Observing that “if every broken relationship were to be clothed in the garb of criminality, the courts would transform into forum of personal vendetta, rather than forums of justice”, the High Court of Karnataka quashed rape and cheating case against a man registered by a woman in India after having consensual physical relationship with him for over two years in Ireland.
“It is not a case of having sexual relationship on deceit from the inception, it is trite that the law does not criminalise heart break,” observed Justice M. Nagaprasanna while allowing a petition filed by the man challenging the criminal case registered against him in October 2024.
In Ireland
The case had its origins in Ireland, where the petitioner and the complainant met in 2021 while pursuing their higher studies. Their friendship turned into a physical relationship, and by December 2022, they began living together as consenting adults. The relationship continued for over two years until it soured in mid-2024.

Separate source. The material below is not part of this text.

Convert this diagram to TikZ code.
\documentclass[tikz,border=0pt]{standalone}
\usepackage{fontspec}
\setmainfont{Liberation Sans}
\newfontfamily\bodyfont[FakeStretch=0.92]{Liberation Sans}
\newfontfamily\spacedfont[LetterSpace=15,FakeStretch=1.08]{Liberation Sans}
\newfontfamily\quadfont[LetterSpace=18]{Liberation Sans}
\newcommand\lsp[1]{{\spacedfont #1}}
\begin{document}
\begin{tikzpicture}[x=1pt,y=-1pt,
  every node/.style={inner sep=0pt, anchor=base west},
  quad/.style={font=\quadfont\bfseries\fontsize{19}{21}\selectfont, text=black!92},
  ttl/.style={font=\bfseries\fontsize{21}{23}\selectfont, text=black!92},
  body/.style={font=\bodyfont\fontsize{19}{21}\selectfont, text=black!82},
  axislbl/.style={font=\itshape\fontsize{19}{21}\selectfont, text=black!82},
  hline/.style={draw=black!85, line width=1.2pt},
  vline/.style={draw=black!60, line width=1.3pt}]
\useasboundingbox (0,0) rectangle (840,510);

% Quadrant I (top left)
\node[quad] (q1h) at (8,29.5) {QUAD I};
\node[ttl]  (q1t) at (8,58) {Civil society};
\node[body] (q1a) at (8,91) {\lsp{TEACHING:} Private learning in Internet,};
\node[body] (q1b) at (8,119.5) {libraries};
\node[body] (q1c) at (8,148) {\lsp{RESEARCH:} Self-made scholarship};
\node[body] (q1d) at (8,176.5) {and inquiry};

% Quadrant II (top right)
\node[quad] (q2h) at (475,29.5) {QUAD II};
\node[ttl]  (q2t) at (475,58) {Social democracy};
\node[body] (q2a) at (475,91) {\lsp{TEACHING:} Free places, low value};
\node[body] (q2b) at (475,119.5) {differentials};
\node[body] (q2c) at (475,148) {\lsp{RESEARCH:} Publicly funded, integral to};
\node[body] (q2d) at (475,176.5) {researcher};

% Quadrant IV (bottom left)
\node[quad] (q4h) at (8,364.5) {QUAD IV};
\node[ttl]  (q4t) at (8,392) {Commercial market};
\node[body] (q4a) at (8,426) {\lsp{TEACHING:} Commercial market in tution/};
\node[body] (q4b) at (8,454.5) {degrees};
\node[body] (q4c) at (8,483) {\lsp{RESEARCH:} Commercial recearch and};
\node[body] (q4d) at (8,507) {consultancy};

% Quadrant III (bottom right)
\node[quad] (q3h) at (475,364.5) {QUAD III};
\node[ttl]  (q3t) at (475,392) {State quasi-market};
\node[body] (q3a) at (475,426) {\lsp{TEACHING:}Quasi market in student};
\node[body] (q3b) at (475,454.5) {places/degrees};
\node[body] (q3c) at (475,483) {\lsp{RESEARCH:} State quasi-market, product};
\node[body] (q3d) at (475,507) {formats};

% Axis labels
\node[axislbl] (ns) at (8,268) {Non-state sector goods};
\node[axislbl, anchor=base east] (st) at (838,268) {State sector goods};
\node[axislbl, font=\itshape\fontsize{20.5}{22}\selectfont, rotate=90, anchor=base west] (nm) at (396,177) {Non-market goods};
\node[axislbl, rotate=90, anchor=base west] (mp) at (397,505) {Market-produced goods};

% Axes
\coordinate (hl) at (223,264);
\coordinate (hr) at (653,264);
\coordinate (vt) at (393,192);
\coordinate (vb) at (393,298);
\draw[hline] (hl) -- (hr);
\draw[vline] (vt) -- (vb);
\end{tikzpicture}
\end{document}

The court noted that the complainant-woman was already married with a five-year-old child when she met the petitioner, and a petition for divorce from her husband was pending even before her relationship began with the petitioner. The complainant got divorce in August, 2023, all incidents of sexual intimacy with petitioner occurred in Ireland, not in India and both returned to India in August, 2024, and complaint was lodged after petitioner’s family too did not agree for marriage, the court noted.
Not coersion
On the allegation that the petitioner had established physical relations on the promise of marriage, which he subsequently breached, the court found that the complaint did not narrate “coercion, deception at inception or force,” but instead spoke of “companionship, cohabitation, shared domesticity and consensual intimacy extending over two years”.
A consensual relationship between adults cannot be retroactively criminalised merely because one party withdraws from the relationship, the court said while noticing from the documents produced before it that the complainant had allegedly moved on to relationship with another man after registration the case against the petitioner.
“A promise of marriage becomes ‘false’ in law only when it is shown that the promise was a mere ruse, deceitful stratagem, never intended to be honoured,” the court observed while pointing out that “a subsequent change of mind, emotional incompatibility, familial opposition or mere reluctance does not transmute into criminal intent at inception.”